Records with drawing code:

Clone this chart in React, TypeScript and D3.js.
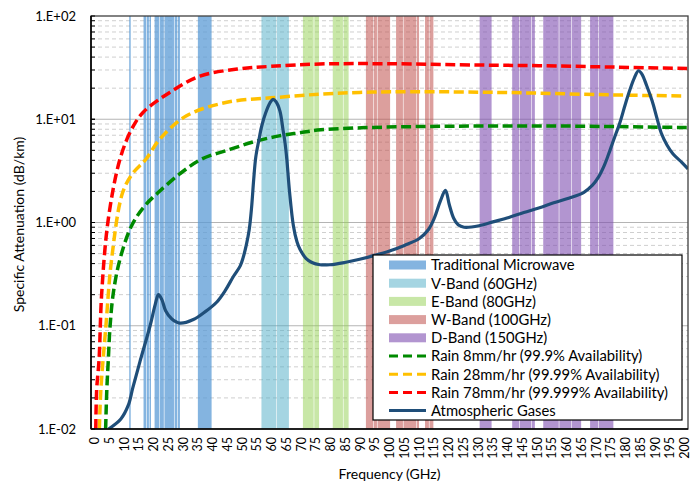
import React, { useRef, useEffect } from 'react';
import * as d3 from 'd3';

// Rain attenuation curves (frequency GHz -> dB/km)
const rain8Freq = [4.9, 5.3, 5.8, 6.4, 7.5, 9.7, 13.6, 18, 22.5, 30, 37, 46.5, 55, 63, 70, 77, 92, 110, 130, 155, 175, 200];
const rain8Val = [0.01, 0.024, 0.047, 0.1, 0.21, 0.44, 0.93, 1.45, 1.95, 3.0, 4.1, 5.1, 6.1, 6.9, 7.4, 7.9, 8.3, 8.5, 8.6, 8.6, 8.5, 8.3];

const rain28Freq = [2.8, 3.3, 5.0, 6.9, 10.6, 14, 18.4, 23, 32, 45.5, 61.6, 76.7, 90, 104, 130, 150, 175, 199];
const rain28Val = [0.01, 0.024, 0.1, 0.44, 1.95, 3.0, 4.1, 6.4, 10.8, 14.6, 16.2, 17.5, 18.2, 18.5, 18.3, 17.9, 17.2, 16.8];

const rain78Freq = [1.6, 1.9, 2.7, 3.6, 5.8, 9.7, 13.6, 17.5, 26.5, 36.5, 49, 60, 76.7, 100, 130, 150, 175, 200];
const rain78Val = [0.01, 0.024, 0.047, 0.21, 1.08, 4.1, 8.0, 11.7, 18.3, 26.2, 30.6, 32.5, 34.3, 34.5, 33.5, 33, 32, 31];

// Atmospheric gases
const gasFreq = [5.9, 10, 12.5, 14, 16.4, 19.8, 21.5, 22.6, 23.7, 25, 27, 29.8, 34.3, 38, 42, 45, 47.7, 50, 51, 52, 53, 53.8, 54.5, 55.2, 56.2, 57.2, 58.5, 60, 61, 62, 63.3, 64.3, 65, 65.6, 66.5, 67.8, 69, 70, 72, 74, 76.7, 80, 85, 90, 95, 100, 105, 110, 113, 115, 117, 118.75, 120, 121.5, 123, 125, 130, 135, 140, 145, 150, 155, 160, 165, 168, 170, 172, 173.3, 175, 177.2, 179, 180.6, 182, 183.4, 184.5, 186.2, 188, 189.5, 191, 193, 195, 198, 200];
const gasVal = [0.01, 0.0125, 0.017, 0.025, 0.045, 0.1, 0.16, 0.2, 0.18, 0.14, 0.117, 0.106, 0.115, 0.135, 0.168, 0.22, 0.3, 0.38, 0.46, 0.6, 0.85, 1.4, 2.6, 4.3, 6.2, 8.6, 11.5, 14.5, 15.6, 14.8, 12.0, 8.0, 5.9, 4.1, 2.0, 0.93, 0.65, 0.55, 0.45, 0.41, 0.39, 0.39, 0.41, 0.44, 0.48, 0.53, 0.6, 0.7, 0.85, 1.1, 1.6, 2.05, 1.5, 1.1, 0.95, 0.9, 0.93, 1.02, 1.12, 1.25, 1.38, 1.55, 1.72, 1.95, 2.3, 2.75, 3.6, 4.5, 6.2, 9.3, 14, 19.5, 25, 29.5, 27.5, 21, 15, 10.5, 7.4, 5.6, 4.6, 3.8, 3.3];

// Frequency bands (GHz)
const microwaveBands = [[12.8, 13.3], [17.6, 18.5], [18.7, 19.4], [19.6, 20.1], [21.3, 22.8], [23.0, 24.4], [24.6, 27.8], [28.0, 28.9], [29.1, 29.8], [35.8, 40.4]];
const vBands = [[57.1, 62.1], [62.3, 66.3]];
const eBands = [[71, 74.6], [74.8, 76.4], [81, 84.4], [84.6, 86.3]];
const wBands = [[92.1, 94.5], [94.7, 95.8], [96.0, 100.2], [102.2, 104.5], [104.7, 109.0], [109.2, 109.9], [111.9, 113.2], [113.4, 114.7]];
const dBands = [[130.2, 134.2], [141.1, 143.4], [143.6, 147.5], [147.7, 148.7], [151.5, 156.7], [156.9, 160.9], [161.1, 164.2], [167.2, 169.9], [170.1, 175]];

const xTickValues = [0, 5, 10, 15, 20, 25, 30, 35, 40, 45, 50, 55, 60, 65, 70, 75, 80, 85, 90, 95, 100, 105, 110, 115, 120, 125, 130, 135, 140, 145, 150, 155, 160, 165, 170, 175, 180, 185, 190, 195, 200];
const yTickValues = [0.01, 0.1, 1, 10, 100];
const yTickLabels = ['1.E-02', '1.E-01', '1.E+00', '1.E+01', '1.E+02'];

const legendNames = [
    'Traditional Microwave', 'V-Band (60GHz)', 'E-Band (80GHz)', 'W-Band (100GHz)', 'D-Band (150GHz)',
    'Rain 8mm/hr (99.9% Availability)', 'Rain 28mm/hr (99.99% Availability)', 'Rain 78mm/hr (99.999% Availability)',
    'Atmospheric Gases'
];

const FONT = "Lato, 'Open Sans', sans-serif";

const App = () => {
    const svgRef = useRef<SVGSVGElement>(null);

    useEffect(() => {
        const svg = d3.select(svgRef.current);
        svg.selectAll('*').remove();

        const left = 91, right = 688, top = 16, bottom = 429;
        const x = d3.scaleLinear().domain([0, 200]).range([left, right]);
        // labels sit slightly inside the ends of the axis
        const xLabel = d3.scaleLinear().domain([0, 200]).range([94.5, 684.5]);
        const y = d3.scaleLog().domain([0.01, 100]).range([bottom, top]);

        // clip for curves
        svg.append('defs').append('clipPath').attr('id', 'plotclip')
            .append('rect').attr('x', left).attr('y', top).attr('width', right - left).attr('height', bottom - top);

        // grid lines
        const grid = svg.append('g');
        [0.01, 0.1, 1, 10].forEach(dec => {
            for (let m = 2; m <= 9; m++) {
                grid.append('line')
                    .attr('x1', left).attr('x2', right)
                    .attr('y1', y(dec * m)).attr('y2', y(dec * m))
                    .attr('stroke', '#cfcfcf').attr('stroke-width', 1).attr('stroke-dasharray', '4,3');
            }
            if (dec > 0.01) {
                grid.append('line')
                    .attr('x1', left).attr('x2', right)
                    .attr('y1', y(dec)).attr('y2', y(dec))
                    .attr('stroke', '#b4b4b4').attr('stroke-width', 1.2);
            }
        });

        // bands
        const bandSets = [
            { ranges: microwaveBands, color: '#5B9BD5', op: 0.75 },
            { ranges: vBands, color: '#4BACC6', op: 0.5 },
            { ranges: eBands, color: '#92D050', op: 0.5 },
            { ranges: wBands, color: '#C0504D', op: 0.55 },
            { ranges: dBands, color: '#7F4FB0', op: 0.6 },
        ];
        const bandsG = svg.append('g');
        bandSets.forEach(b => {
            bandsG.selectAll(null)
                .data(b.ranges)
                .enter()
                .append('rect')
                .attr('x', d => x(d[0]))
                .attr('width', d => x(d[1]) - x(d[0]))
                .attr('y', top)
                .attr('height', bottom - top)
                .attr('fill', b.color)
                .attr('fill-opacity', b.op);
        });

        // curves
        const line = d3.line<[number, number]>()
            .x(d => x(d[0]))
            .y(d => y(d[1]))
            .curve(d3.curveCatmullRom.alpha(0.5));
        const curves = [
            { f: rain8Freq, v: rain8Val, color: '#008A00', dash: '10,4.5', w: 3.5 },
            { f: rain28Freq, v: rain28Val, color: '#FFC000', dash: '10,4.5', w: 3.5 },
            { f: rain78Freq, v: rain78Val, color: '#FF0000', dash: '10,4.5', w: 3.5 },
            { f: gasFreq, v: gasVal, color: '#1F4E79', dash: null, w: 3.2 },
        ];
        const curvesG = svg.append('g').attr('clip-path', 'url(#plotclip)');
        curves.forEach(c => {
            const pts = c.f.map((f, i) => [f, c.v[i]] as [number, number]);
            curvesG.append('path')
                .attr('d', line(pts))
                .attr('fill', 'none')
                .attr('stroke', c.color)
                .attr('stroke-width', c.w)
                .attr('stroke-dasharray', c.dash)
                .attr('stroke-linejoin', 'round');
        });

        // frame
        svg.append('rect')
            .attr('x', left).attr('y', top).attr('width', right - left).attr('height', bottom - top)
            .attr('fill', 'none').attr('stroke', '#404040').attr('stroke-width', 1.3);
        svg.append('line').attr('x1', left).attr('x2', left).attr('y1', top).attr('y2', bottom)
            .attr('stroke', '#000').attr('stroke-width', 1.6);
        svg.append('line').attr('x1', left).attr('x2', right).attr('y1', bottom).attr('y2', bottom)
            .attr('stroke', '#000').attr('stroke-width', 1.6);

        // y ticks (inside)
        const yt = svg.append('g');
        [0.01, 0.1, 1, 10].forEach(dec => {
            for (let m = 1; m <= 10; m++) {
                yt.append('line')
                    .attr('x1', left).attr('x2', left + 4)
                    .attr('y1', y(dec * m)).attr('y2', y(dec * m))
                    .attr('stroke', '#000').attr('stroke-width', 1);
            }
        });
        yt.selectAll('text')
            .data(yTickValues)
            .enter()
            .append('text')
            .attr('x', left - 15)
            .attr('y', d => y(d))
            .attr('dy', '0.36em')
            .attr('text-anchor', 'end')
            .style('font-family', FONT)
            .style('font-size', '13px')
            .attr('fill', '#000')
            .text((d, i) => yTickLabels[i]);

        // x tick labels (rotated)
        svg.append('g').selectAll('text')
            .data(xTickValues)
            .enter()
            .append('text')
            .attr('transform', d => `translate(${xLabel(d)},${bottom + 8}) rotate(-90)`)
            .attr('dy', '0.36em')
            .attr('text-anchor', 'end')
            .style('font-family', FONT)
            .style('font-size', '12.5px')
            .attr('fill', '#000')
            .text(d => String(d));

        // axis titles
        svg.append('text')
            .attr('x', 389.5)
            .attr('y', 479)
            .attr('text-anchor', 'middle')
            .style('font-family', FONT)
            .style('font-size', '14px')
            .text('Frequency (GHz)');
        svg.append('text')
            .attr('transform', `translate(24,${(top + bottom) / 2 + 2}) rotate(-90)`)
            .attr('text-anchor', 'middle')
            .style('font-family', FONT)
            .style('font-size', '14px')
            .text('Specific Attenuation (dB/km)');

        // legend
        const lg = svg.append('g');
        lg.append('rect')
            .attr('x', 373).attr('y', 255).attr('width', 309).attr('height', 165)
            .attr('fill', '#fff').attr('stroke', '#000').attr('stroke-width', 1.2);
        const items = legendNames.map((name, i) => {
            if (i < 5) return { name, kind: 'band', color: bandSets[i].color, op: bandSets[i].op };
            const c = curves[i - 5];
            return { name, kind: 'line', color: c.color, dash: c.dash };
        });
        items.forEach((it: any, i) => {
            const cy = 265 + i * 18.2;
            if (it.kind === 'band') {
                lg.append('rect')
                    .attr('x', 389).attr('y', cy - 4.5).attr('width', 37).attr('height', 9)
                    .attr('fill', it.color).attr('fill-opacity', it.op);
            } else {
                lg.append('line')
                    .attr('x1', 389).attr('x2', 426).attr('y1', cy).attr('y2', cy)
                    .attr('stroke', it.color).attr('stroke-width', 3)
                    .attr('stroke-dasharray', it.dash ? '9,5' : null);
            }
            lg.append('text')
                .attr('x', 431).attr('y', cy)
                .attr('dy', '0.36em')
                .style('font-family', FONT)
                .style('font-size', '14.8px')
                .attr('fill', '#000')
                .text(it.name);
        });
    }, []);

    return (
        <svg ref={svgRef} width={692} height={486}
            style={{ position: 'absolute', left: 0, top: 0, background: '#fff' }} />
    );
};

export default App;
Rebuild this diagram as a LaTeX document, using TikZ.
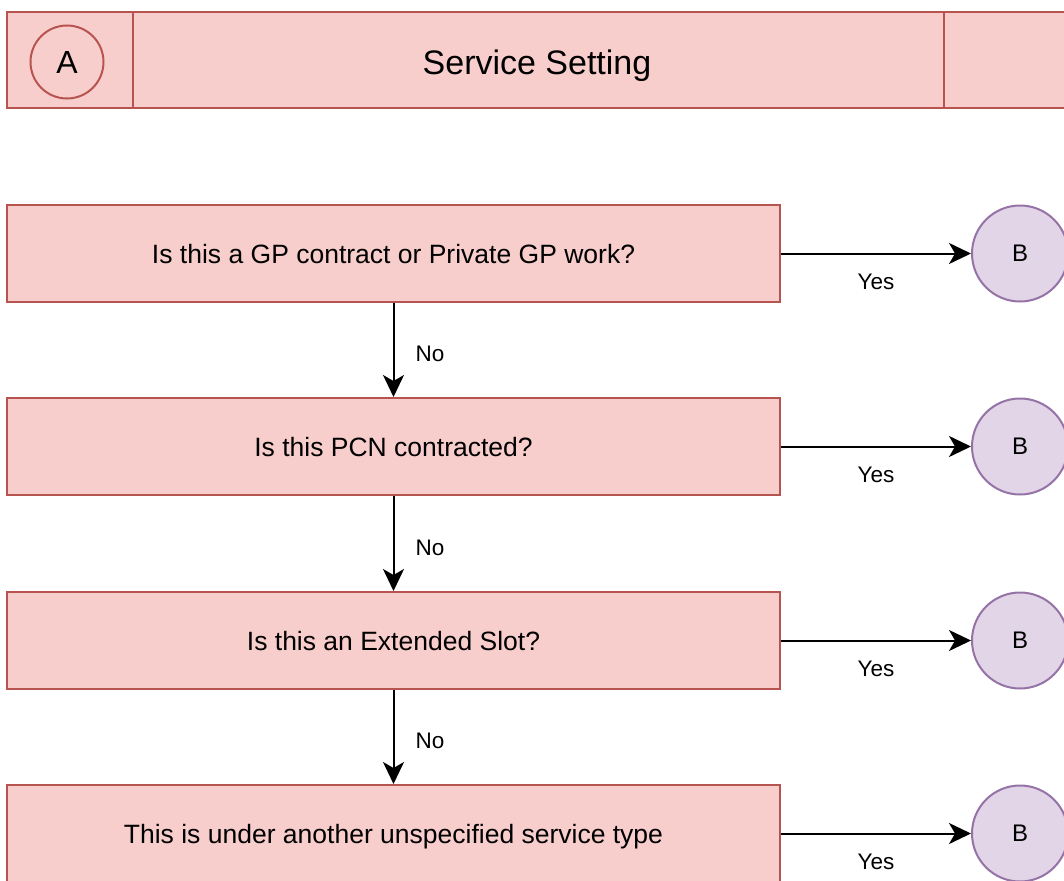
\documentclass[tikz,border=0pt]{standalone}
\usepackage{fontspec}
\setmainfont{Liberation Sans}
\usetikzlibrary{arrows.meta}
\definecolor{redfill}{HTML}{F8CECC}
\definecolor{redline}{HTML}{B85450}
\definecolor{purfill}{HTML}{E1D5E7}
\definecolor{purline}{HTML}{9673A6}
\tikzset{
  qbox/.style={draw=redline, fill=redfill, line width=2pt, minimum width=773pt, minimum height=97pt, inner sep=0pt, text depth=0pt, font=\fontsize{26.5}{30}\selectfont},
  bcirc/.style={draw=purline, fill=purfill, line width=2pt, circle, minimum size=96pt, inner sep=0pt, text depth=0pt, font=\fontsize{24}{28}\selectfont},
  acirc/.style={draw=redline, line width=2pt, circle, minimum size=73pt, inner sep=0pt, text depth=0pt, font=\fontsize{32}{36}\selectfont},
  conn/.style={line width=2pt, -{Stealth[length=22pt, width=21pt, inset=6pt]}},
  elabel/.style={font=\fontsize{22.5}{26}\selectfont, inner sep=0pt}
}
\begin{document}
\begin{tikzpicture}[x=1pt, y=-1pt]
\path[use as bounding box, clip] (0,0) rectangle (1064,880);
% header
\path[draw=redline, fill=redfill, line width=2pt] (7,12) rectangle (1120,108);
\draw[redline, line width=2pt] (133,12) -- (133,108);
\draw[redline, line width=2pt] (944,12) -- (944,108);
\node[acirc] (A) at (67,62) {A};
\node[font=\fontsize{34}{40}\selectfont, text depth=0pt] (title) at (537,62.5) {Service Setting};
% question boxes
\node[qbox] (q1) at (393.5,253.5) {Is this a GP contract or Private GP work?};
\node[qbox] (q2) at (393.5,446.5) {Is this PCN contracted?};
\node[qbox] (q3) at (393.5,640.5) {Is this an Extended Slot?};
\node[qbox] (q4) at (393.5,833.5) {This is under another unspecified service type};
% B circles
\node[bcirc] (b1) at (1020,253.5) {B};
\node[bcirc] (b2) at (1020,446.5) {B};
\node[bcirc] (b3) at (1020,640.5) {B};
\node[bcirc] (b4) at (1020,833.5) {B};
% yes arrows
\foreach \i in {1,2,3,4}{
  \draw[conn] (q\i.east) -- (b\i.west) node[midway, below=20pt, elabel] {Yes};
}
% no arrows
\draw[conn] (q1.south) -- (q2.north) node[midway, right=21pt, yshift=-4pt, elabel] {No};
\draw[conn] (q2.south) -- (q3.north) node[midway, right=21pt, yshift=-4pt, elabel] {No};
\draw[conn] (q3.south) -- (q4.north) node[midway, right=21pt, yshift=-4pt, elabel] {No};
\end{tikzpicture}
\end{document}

To do
Pictures are excluded; extract exactly the lines from the start of the data through the line that holds "33, 32, 31];", both ends included.

Correct response
Clone this chart in React, TypeScript and D3.js.
import React, { useRef, useEffect } from 'react';
import * as d3 from 'd3';

// Rain attenuation curves (frequency GHz -> dB/km)
const rain8Freq = [4.9, 5.3, 5.8, 6.4, 7.5, 9.7, 13.6, 18, 22.5, 30, 37, 46.5, 55, 63, 70, 77, 92, 110, 130, 155, 175, 200];
const rain8Val = [0.01, 0.024, 0.047, 0.1, 0.21, 0.44, 0.93, 1.45, 1.95, 3.0, 4.1, 5.1, 6.1, 6.9, 7.4, 7.9, 8.3, 8.5, 8.6, 8.6, 8.5, 8.3];

const rain28Freq = [2.8, 3.3, 5.0, 6.9, 10.6, 14, 18.4, 23, 32, 45.5, 61.6, 76.7, 90, 104, 130, 150, 175, 199];
const rain28Val = [0.01, 0.024, 0.1, 0.44, 1.95, 3.0, 4.1, 6.4, 10.8, 14.6, 16.2, 17.5, 18.2, 18.5, 18.3, 17.9, 17.2, 16.8];

const rain78Freq = [1.6, 1.9, 2.7, 3.6, 5.8, 9.7, 13.6, 17.5, 26.5, 36.5, 49, 60, 76.7, 100, 130, 150, 175, 200];
const rain78Val = [0.01, 0.024, 0.047, 0.21, 1.08, 4.1, 8.0, 11.7, 18.3, 26.2, 30.6, 32.5, 34.3, 34.5, 33.5, 33, 32, 31];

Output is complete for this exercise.